▸ Short exercise
Retype word for word the lines lying between the line containing "Rebuild this chart" and the line containing "var y = d3.scaleLinear().domain([0, 20]).range([300, 61])", together with those two lines themselves, and nothing besides.

#### Stored rows ####

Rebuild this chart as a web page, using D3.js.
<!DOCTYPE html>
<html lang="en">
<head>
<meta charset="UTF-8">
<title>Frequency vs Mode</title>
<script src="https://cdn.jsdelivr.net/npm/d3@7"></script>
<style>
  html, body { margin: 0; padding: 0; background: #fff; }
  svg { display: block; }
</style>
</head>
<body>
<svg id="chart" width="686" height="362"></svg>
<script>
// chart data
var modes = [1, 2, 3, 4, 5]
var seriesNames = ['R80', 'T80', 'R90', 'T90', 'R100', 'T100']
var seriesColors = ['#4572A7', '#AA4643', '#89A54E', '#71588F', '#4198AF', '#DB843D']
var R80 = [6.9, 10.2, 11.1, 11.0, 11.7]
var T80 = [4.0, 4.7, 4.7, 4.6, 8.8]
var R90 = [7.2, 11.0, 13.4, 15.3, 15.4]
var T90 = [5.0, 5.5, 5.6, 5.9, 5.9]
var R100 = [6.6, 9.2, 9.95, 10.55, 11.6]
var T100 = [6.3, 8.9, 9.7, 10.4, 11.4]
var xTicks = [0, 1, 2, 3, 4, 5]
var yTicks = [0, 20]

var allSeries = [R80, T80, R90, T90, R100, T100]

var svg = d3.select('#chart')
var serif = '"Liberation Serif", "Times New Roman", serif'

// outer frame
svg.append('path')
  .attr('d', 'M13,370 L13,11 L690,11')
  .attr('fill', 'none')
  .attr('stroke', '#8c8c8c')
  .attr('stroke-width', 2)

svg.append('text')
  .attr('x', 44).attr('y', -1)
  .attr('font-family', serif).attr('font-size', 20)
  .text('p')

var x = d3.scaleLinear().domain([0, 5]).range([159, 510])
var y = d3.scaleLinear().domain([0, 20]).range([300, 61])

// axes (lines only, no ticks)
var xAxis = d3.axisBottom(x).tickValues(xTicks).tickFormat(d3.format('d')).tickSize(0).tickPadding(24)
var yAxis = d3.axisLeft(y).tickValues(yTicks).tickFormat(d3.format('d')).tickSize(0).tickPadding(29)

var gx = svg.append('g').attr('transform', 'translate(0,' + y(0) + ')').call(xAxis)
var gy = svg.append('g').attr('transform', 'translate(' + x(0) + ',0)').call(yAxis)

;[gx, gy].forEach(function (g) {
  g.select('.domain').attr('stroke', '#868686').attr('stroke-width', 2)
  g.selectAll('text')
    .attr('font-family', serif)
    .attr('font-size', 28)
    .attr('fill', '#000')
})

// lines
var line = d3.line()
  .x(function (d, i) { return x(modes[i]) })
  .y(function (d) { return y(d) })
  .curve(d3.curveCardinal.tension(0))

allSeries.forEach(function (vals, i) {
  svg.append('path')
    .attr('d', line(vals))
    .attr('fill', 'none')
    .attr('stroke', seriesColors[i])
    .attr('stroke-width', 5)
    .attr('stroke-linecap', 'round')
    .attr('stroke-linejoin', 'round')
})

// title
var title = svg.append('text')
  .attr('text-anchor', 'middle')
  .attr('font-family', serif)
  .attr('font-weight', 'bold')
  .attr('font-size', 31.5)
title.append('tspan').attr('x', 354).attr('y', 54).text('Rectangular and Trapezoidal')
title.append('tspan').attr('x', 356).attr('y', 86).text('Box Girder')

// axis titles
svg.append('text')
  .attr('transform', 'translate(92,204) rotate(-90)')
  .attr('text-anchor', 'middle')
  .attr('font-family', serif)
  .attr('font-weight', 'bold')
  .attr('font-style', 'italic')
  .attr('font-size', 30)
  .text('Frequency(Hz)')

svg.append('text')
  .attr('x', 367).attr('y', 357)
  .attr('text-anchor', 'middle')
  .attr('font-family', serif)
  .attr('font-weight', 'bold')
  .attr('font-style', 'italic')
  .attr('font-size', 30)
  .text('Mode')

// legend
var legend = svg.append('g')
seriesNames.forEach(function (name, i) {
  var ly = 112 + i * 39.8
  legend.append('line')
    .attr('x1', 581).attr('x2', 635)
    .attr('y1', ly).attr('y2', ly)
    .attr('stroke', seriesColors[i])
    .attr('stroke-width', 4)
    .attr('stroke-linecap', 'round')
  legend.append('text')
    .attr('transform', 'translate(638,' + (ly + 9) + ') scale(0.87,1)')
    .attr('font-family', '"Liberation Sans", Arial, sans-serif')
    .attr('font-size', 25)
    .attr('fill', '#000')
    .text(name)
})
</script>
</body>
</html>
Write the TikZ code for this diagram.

####
#### Stored rows ####

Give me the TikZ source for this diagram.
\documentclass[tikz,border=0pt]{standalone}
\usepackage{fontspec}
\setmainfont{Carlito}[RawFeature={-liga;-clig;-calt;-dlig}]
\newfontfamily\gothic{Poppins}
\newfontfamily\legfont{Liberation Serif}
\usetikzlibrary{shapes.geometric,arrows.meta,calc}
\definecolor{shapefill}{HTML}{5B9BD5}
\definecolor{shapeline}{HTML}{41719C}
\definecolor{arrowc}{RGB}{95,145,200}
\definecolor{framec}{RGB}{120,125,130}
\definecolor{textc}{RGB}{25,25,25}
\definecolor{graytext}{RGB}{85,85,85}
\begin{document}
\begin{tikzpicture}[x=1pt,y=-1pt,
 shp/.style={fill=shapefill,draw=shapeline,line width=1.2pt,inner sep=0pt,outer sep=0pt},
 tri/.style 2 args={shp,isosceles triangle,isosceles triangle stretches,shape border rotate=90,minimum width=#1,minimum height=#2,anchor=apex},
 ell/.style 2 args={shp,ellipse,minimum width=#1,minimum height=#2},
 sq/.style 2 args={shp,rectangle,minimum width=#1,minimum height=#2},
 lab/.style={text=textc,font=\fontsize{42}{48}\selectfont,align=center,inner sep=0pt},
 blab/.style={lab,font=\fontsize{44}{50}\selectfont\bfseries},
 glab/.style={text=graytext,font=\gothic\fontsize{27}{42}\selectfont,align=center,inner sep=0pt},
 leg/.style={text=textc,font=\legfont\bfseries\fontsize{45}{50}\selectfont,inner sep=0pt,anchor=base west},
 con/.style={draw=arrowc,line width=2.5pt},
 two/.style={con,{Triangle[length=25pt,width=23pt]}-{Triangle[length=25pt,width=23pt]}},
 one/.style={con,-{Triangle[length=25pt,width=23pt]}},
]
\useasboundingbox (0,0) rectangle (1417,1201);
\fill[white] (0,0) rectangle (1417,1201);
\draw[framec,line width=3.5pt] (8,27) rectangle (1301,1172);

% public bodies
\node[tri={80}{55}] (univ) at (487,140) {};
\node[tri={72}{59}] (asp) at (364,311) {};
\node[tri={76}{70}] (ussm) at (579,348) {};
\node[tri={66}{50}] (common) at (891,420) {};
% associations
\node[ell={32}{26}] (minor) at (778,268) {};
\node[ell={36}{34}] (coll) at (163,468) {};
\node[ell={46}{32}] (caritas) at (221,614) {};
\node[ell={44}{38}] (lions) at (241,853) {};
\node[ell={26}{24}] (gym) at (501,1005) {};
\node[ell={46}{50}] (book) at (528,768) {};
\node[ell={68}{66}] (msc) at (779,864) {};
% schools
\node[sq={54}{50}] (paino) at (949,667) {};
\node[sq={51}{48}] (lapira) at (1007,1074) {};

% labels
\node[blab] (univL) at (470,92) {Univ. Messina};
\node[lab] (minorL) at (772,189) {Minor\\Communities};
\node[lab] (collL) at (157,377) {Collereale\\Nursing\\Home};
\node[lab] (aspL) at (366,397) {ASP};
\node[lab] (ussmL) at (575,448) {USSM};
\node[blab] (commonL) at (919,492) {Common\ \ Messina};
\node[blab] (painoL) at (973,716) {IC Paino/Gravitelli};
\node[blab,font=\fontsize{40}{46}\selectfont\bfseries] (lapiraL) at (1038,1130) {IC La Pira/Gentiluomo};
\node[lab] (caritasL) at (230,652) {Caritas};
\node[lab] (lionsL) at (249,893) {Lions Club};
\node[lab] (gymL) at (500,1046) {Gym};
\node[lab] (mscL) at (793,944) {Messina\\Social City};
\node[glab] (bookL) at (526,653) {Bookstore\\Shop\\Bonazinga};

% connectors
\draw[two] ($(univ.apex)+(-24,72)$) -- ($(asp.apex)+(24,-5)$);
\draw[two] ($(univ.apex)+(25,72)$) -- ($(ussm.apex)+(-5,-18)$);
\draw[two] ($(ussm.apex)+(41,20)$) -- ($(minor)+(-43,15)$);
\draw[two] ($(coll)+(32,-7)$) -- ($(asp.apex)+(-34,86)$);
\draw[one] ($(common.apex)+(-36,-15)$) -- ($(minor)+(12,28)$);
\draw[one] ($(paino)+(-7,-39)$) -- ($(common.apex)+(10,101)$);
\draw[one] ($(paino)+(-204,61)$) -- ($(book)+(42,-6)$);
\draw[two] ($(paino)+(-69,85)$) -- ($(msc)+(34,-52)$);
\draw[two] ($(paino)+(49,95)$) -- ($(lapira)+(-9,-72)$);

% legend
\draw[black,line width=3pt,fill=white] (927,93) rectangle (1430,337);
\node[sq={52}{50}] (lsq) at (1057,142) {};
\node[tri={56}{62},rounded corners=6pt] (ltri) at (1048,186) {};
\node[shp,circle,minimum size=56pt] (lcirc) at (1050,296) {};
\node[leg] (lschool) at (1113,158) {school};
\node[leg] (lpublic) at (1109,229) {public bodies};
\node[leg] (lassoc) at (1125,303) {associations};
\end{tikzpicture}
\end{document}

####
#### Stored rows ####

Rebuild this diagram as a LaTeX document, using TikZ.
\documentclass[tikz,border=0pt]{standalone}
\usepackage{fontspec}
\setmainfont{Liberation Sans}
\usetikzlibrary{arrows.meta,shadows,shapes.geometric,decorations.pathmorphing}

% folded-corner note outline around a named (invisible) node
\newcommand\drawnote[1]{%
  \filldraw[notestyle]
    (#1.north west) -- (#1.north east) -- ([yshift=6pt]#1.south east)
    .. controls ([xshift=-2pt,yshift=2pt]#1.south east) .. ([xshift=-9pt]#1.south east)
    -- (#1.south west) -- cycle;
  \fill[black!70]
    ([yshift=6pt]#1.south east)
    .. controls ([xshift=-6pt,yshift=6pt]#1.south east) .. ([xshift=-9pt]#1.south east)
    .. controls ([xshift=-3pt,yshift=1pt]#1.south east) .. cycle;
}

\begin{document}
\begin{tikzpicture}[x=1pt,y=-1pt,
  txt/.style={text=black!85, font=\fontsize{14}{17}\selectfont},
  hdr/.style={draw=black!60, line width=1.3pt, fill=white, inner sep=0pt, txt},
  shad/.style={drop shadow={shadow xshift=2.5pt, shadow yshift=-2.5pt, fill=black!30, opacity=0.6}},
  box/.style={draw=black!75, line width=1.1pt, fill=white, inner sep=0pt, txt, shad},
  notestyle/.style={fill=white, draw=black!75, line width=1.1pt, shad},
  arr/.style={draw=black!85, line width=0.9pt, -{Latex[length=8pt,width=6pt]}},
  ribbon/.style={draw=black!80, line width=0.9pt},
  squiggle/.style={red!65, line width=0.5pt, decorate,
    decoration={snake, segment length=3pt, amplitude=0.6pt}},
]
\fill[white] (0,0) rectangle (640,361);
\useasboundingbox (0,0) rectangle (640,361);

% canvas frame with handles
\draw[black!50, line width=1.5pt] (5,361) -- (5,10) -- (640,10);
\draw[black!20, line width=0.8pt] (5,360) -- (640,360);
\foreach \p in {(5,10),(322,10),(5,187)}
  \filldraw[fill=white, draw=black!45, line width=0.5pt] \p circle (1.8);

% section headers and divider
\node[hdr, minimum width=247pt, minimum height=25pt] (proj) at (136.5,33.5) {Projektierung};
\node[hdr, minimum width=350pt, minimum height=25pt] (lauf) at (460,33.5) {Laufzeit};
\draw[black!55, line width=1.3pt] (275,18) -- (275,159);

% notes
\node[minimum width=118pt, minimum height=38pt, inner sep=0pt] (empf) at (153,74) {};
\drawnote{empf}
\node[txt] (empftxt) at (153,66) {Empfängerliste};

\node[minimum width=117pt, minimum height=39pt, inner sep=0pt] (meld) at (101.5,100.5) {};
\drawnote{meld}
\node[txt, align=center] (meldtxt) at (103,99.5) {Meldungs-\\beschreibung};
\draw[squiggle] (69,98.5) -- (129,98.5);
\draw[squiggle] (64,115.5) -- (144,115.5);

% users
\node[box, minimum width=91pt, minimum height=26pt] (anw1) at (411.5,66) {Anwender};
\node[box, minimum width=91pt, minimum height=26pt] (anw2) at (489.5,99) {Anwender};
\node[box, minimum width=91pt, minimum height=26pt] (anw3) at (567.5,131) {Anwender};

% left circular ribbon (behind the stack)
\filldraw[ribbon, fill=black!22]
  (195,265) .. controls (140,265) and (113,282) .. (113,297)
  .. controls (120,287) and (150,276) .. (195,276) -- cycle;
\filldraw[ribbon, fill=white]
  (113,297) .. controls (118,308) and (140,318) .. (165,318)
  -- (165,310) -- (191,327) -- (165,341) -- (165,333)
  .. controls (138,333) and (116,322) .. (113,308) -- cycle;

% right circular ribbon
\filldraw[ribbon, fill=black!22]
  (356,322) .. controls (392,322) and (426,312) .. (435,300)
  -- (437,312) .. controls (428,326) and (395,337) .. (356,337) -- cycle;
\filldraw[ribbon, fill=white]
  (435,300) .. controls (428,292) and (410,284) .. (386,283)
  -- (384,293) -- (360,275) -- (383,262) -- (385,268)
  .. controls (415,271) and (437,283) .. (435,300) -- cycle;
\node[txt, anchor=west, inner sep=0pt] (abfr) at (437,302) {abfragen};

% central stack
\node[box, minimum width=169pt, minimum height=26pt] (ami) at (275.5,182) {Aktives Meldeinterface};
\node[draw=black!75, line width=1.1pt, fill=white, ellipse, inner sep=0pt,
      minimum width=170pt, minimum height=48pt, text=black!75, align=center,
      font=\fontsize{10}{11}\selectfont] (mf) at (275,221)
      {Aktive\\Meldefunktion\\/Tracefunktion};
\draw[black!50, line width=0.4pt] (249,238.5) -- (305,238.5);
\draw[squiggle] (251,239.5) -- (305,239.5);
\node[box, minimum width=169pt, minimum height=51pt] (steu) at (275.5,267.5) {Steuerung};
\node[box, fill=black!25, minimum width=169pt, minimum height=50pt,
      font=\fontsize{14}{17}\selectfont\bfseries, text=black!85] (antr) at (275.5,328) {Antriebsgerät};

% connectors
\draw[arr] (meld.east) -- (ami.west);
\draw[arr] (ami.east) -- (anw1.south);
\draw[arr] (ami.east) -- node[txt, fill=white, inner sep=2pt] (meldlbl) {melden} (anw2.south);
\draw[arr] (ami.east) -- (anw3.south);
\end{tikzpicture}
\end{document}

####

▸ Answer to this problem
Rebuild this chart as a web page, using D3.js.
<!DOCTYPE html>
<html lang="en">
<head>
<meta charset="UTF-8">
<title>Frequency vs Mode</title>
<script src="https://cdn.jsdelivr.net/npm/d3@7"></script>
<style>
  html, body { margin: 0; padding: 0; background: #fff; }
  svg { display: block; }
</style>
</head>
<body>
<svg id="chart" width="686" height="362"></svg>
<script>
// chart data
var modes = [1, 2, 3, 4, 5]
var seriesNames = ['R80', 'T80', 'R90', 'T90', 'R100', 'T100']
var seriesColors = ['#4572A7', '#AA4643', '#89A54E', '#71588F', '#4198AF', '#DB843D']
var R80 = [6.9, 10.2, 11.1, 11.0, 11.7]
var T80 = [4.0, 4.7, 4.7, 4.6, 8.8]
var R90 = [7.2, 11.0, 13.4, 15.3, 15.4]
var T90 = [5.0, 5.5, 5.6, 5.9, 5.9]
var R100 = [6.6, 9.2, 9.95, 10.55, 11.6]
var T100 = [6.3, 8.9, 9.7, 10.4, 11.4]
var xTicks = [0, 1, 2, 3, 4, 5]
var yTicks = [0, 20]

var allSeries = [R80, T80, R90, T90, R100, T100]

var svg = d3.select('#chart')
var serif = '"Liberation Serif", "Times New Roman", serif'

// outer frame
svg.append('path')
  .attr('d', 'M13,370 L13,11 L690,11')
  .attr('fill', 'none')
  .attr('stroke', '#8c8c8c')
  .attr('stroke-width', 2)

svg.append('text')
  .attr('x', 44).attr('y', -1)
  .attr('font-family', serif).attr('font-size', 20)
  .text('p')

var x = d3.scaleLinear().domain([0, 5]).range([159, 510])
var y = d3.scaleLinear().domain([0, 20]).range([300, 61])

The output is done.